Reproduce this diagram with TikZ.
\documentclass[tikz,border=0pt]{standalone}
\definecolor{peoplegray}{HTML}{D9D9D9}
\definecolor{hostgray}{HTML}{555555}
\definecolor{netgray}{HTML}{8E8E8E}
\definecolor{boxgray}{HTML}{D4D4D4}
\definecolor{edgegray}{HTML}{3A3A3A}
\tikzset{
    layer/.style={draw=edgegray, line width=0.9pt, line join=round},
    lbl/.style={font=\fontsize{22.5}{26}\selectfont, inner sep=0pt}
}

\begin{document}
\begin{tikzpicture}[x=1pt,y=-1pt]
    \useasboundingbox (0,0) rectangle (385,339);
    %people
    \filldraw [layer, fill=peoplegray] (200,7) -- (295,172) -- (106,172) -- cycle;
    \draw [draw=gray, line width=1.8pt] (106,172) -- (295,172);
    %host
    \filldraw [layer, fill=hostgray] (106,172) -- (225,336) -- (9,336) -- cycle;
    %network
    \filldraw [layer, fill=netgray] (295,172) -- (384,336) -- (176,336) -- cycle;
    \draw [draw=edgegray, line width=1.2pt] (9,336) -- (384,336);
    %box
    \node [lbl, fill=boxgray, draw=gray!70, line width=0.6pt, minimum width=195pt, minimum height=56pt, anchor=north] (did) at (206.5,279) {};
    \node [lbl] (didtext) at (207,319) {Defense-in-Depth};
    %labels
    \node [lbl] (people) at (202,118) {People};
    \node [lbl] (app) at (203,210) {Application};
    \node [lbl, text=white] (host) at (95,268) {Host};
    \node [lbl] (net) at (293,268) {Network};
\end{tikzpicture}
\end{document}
┄┄┄┄┄┄┄┄┄┄┄┄┄┄┄┄┄┄┄┄
**WHAT YOU WILL DO**. Retype the listing. Match it exactly.

**SOLVED PROBLEM**.
Reproduce this diagram with TikZ.
\documentclass[tikz,border=0pt]{standalone}
\definecolor{peoplegray}{HTML}{D9D9D9}
\definecolor{hostgray}{HTML}{555555}
\definecolor{netgray}{HTML}{8E8E8E}
\definecolor{boxgray}{HTML}{D4D4D4}
\definecolor{edgegray}{HTML}{3A3A3A}
\tikzset{
    layer/.style={draw=edgegray, line width=0.9pt, line join=round},
    lbl/.style={font=\fontsize{22.5}{26}\selectfont, inner sep=0pt}
}

\begin{document}
\begin{tikzpicture}[x=1pt,y=-1pt]
    \useasboundingbox (0,0) rectangle (385,339);
    %people
    \filldraw [layer, fill=peoplegray] (200,7) -- (295,172) -- (106,172) -- cycle;
    \draw [draw=gray, line width=1.8pt] (106,172) -- (295,172);
    %host
    \filldraw [layer, fill=hostgray] (106,172) -- (225,336) -- (9,336) -- cycle;
    %network
    \filldraw [layer, fill=netgray] (295,172) -- (384,336) -- (176,336) -- cycle;
    \draw [draw=edgegray, line width=1.2pt] (9,336) -- (384,336);
    %box
    \node [lbl, fill=boxgray, draw=gray!70, line width=0.6pt, minimum width=195pt, minimum height=56pt, anchor=north] (did) at (206.5,279) {};
    \node [lbl] (didtext) at (207,319) {Defense-in-Depth};
    %labels
    \node [lbl] (people) at (202,118) {People};
    \node [lbl] (app) at (203,210) {Application};
    \node [lbl, text=white] (host) at (95,268) {Host};
    \node [lbl] (net) at (293,268) {Network};
\end{tikzpicture}
\end{document}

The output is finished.